You know, the simple things can turn your home into a Green Home...
We all have those 50 gallon blue things, just put them in your back yard and collect water, so that you can water your garden that the prophet asked us to grow. You do have a garden, don't you. haha
You can change out your light bulbs to more efficient ones. Buy energy star appliances. I know, I know, we are a frugal people - I mean change them out when the non-energy saving ones die.
Place thermo's on your airconditioning units.
Automatic timers on your light switches, only $15-$20 each. That alone will save the planet, with all our kids going in and out of rooms all day.
We can all start off like that...
Great mixed bag of commentary, Bird-Flu, EPA, BYU... This board is great!
Mormons are informed people. I'm probably giving you info you already have;none the less, Keep it Green!
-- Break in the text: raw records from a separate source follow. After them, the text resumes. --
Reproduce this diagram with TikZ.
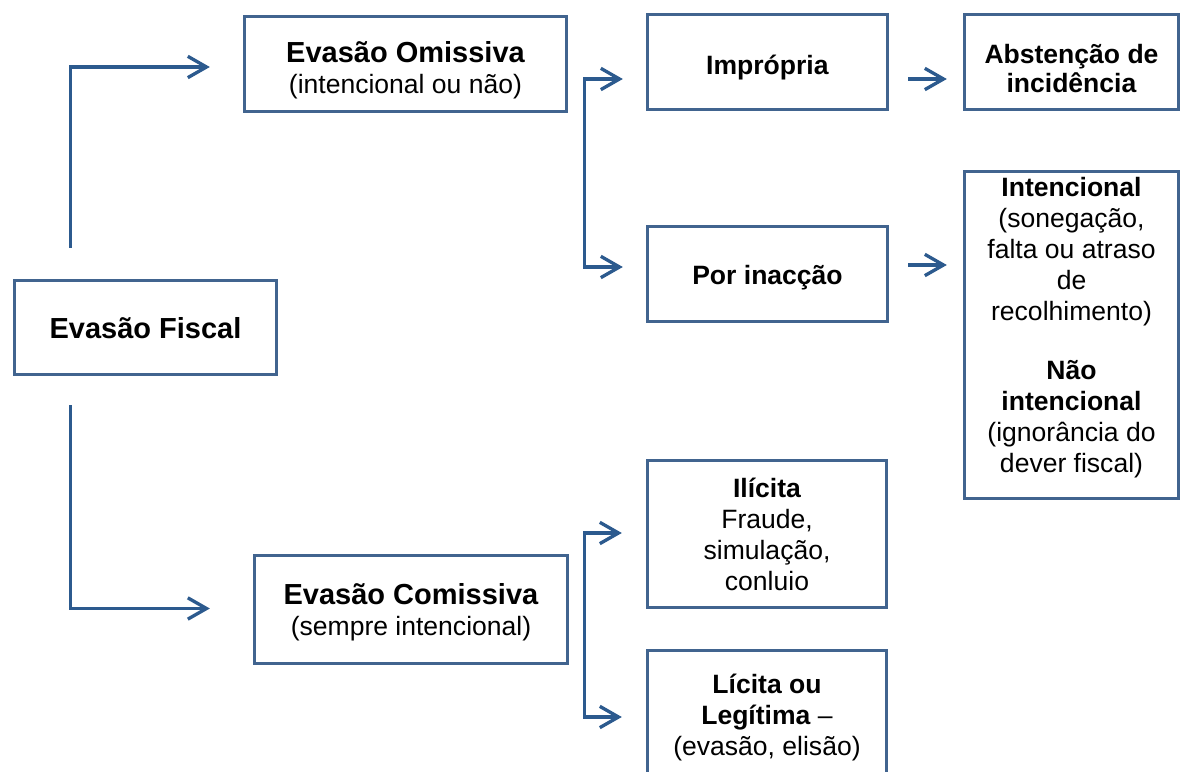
\documentclass[tikz,border=0pt]{standalone}
\usepackage{fontspec}
\setmainfont{Liberation Sans}
\usetikzlibrary{arrows.meta,calc}
\newlength\pxl
\setlength\pxl{0.75pt}
\definecolor{boxline}{HTML}{41648F}
\definecolor{linkline}{HTML}{2C5A8E}
\tikzset{
  box/.style={draw=boxline, line width=2.5pt, inner sep=0pt,
    font=\fontsize{19.9pt}{23.3pt}\selectfont},
  link/.style={draw=linkline, line width=2.5pt, -{Straight Barb[length=14pt,width=16pt]}},
  fork/.style={link, {Straight Barb[length=14pt,width=16pt]}-{Straight Barb[length=14pt,width=16pt]}},
}
\newcommand{\ttl}[1]{{\fontsize{21.75pt}{24pt}\selectfont\bfseries #1}}
\newsavebox\txtbox
\newcommand{\boxtext}[2][0pt]{\sbox\txtbox{\begin{tabular}{@{}c@{}}#2\end{tabular}}%
  \raisebox{#1}[\ht\txtbox][\dp\txtbox]{\usebox\txtbox}}
\begin{document}
\begin{tikzpicture}[x=0.75pt,y=0.75pt]
        \clip (0,0) rectangle (1181,771);
        % boxes
        \node[box, minimum width=262\pxl, minimum height=94\pxl] (fiscal) at (145.5,443.5) {\boxtext[-3.7pt]{\ttl{Evasão Fiscal}}};
        \node[box, minimum width=322\pxl, minimum height=95\pxl] (omissiva) at (405.5,707) {\boxtext[-6pt]{\ttl{Evasão Omissiva}\\(intencional ou não)}};
        \node[box, minimum width=313\pxl, minimum height=108\pxl] (comissiva) at (411,161.5) {\boxtext[-3.4pt]{\ttl{Evasão Comissiva}\\(sempre intencional)}};
        \node[box, minimum width=240\pxl, minimum height=95\pxl] (impropria) at (767.5,709) {\boxtext[-4.5pt]{\textbf{Imprópria}}};
        \node[box, minimum width=240\pxl, minimum height=95\pxl] (inaccao) at (767.5,497) {\boxtext[-3pt]{\textbf{Por inacção}}};
        \node[box, minimum width=214\pxl, minimum height=95\pxl] (abstencao) at (1071.5,709) {\boxtext[-7pt]{\textbf{Abstenção de}\\[-1.5pt]\textbf{incidência}}};
        \node[box, minimum width=214\pxl, minimum height=327\pxl] (intencional) at (1071.5,436) {\boxtext[5pt]{\textbf{Intencional}\\(sonegação,\\falta ou atraso\\de\\recolhimento)\\[21pt]\textbf{Não}\\\textbf{intencional}\\(ignorância do\\dever fiscal)}};
        \node[box, minimum width=239\pxl, minimum height=147\pxl] (ilicita) at (767,237) {\boxtext[-3pt]{\textbf{Ilícita}\\Fraude,\\simulação,\\conluio}};
        \node[box, minimum width=239\pxl, minimum height=129\pxl] (licita) at (767,56) {\boxtext[-2.3pt]{\textbf{Lícita ou}\\\textbf{Legítima} –\\(evasão, elisão)}};
        % connectors
        \draw[link] ($(fiscal.north)+(-75,31)$) |- ($(omissiva.west)+(-33,-3)$);
        \draw[link] ($(fiscal.south)+(-75,-29)$) |- ($(comissiva.west)+(-43,1)$);
        \coordinate (omiFork) at ($(omissiva.east)+(16,0)$);
        \coordinate (impIn) at ($(impropria.west)+(-23,-17)$);
        \coordinate (inaIn) at ($(inaccao.west)+(-23,7)$);
        \draw[fork] (impIn) -- (impIn -| omiFork) -- (inaIn -| omiFork) -- (inaIn);
        \coordinate (comFork) at ($(comissiva.east)+(15,0)$);
        \coordinate (iliIn) at ($(ilicita.west)+(-24,1)$);
        \coordinate (licIn) at ($(licita.west)+(-24,-2)$);
        \draw[fork] (iliIn) -- (iliIn -| comFork) -- (licIn -| comFork) -- (licIn);
        \draw[link] ($(impropria.east)+(19,-17)$) -- ($(abstencao.west)+(-16,-17)$);
        \draw[link] ($(inaccao.east)+(19,9)$) -- ($(intencional.west)+(-16,70)$);
      \end{tikzpicture}
\end{document}
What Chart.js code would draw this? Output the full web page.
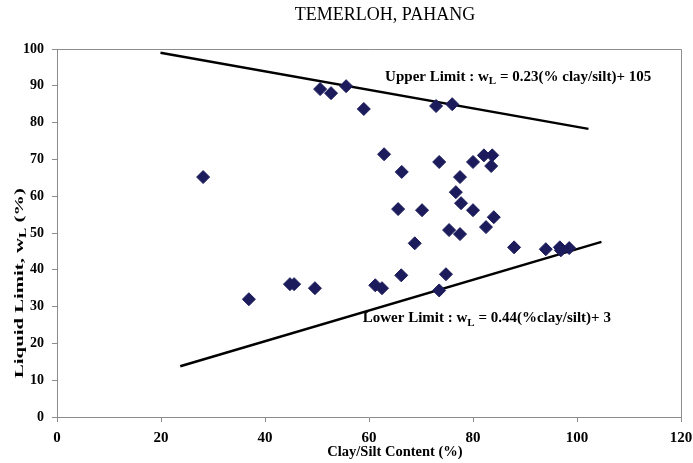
<!DOCTYPE html>
<html>
<head>
<meta charset="utf-8">
<script src="https://cdn.jsdelivr.net/npm/chart.js@4/dist/chart.umd.min.js"></script>
<style>
  html, body { margin: 0; padding: 0; background: #fff; }
  #wrap { width: 693px; height: 463px; position: relative; }
</style>
</head>
<body>
<div id="wrap"><canvas id="c" width="693" height="463"></canvas></div>
<script>
// ---- data ----
const clayContent = [28.1, 36.9, 44.8, 45.6, 49.6, 50.6, 52.7, 55.6, 59.0, 61.2, 62.5, 62.9, 65.6, 66.3, 66.2, 68.8, 70.2, 72.9, 73.5, 73.5, 74.8, 75.4, 76.0, 76.7, 77.5, 77.7, 77.5, 80.0, 80.0, 82.1, 82.5, 83.7, 83.5, 84.0, 87.9, 94.0, 96.7, 96.9, 98.5];
const liquidLimit = [65.2, 32.0, 36.1, 36.1, 35.0, 89.1, 88.0, 89.9, 83.7, 35.8, 35.0, 71.4, 56.5, 66.6, 38.5, 47.2, 56.2, 84.5, 69.3, 34.4, 38.8, 50.8, 85.0, 61.1, 65.2, 58.1, 49.7, 69.3, 56.2, 71.1, 51.6, 71.1, 68.2, 54.3, 46.1, 45.6, 46.1, 45.3, 45.9];
const upperLineX = [19.9, 102.2];
const upperLineY = [99.0, 78.3];
const lowerLineX = [23.7, 104.7];
const lowerLineY = [13.8, 47.6];
const xTicks = [0, 20, 40, 60, 80, 100, 120];
const yTicks = [0, 10, 20, 30, 40, 50, 60, 70, 80, 90, 100];
const chartTitle = 'TEMERLOH, PAHANG';
const xTitle = 'Clay/Silt Content (%)';
const yTitleParts = ['Liquid Limit, w', 'L', ' (%)'];
const upperLabel = ['Upper Limit : w', 'L', ' = 0.23(% clay/silt)+ 105'];
const lowerLabel = ['Lower Limit : w', 'L', ' = 0.44(%clay/silt)+ 3'];
const upperLabelPos = [63.1, 92.7];
const lowerLabelPos = [58.8, 27.1];

const pts = clayContent.map((x, i) => ({x: x, y: liquidLimit[i]}));
const upPts = upperLineX.map((x, i) => ({x: x, y: upperLineY[i]}));
const loPts = lowerLineX.map((x, i) => ({x: x, y: lowerLineY[i]}));

const SERIF = '"Liberation Serif", "DejaVu Serif", serif';
const AXIS_GRAY = '#8c8c8c';

function drawSubText(ctx, parts, x, y, size) {
  ctx.textBaseline = 'alphabetic';
  ctx.textAlign = 'left';
  let cx = x;
  ctx.font = 'bold ' + size + 'px ' + SERIF;
  ctx.fillText(parts[0], cx, y);
  cx += ctx.measureText(parts[0]).width;
  ctx.font = 'bold ' + Math.round(size * 0.72) + 'px ' + SERIF;
  ctx.fillText(parts[1], cx, y + size * 0.22);
  cx += ctx.measureText(parts[1]).width;
  ctx.font = 'bold ' + size + 'px ' + SERIF;
  ctx.fillText(parts[2], cx, y);
}
function measureSub(ctx, parts, size) {
  ctx.font = 'bold ' + size + 'px ' + SERIF;
  let w = ctx.measureText(parts[0]).width + ctx.measureText(parts[2]).width;
  ctx.font = 'bold ' + Math.round(size * 0.72) + 'px ' + SERIF;
  w += ctx.measureText(parts[1]).width;
  return w;
}

const decor = {
  id: 'decor',
  afterDraw(chart) {
    const ctx = chart.ctx;
    const a = chart.chartArea;
    const xs = chart.scales.x, ys = chart.scales.y;
    ctx.save();
    // frame top & right
    ctx.strokeStyle = AXIS_GRAY;
    ctx.lineWidth = 1;
    ctx.beginPath();
    ctx.moveTo(a.left, a.top + 0.5);
    ctx.lineTo(a.right + 0.5, a.top + 0.5);
    ctx.lineTo(a.right + 0.5, a.bottom);
    ctx.stroke();

    ctx.fillStyle = '#000';
    // title
    ctx.font = '18px ' + SERIF;
    ctx.textAlign = 'center';
    ctx.textBaseline = 'middle';
    ctx.fillText(chartTitle, 385, 15);
    // x title
    ctx.font = 'bold 14.5px ' + SERIF;
    ctx.fillText(xTitle, 395, 452);
    // y title rotated, stretched to reference length
    ctx.save();
    ctx.translate(18, 283);
    ctx.rotate(-Math.PI / 2);
    const w = measureSub(ctx, yTitleParts, 13.5);
    const k = 190 / w;
    ctx.scale(k, 1);
    drawSubText(ctx, yTitleParts, -w / 2, 5, 13.5);
    ctx.restore();
    // annotations
    drawSubText(ctx, upperLabel, xs.getPixelForValue(upperLabelPos[0]), ys.getPixelForValue(upperLabelPos[1]) + 5, 15);
    drawSubText(ctx, lowerLabel, xs.getPixelForValue(lowerLabelPos[0]), ys.getPixelForValue(lowerLabelPos[1]) + 5, 15);
    ctx.restore();
  }
};

new Chart(document.getElementById('c'), {
  type: 'scatter',
  data: {
    datasets: [
      {
        label: 'Samples',
        data: pts,
        pointStyle: 'rectRot',
        pointRadius: 6.5,
        pointHoverRadius: 6.5,
        backgroundColor: '#1c1c5c',
        borderColor: '#1c1c5c',
        borderWidth: 1,
        order: 1
      },
      {
        label: 'Upper',
        data: upPts,
        showLine: true,
        pointRadius: 0,
        borderColor: '#000',
        borderWidth: 2.5,
        order: 2
      },
      {
        label: 'Lower',
        data: loPts,
        showLine: true,
        pointRadius: 0,
        borderColor: '#000',
        borderWidth: 2.5,
        order: 2
      }
    ]
  },
  options: {
    responsive: false,
    animation: false,
    events: [],
    layout: { padding: { top: 49, right: 12, left: 0, bottom: 0 } },
    plugins: {
      legend: { display: false },
      title: { display: false },
      tooltip: { enabled: false }
    },
    scales: {
      x: {
        type: 'linear',
        min: 0, max: 120,
        afterFit(s) { s.height = 46; s.paddingLeft = 0; s.paddingRight = 0; },
        afterBuildTicks(s) { s.ticks = xTicks.map(v => ({value: v})); },
        grid: { drawOnChartArea: false, drawTicks: true, tickLength: 5, color: AXIS_GRAY },
        border: { display: true, color: AXIS_GRAY, width: 1 },
        ticks: { color: '#000', font: { family: SERIF, size: 15, weight: 'bold' }, padding: 7, maxRotation: 0 }
      },
      y: {
        type: 'linear',
        min: 0, max: 100,
        afterFit(s) { s.width = 57; s.paddingTop = 0; s.paddingBottom = 0; },
        afterBuildTicks(s) { s.ticks = yTicks.map(v => ({value: v})); },
        grid: { drawOnChartArea: false, drawTicks: true, tickLength: 5, color: AXIS_GRAY },
        border: { display: true, color: AXIS_GRAY, width: 1 },
        ticks: { color: '#000', font: { family: SERIF, size: 14, weight: 'bold' }, padding: 8 }
      }
    }
  },
  plugins: [decor]
});
</script>
</body>
</html>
- Green Mormon Builder. www.housemaxnm.com
Health emergencies can be a threat to national security without themselves being brought about or aided by human agency. A massive epidemic could, however, be exploited by an adversary. If fifty percent of our armed forces and police, firefighters and medical personel were out sick, ten percent dead and all the other first responders trying to cope with fifty percent of the population sick or dead, we could not easily cope with another 9/11 scale event. Fotunately few terrorist organizations could mount operations of this magnitude quickly enough to take advantage of our circumstance.
"we could not easily cope with another 9/11 scale event."
After all, the Terrorists would be immune to the sickness. If it got as bad as your description then I don't think the terrorists would be in a position to try a complicated stunt. By the way, there was a major flu epidemic during WWI that killed millions of people. Yet, the governments and the war kept going.
There is no way that there would be the amount of sickness you envision without it endangering the existence of humans. Even the most disastrous epidemic in recorded history, the plague, "only" killed off one third of Europeans. That is before our medical knowledge and technology.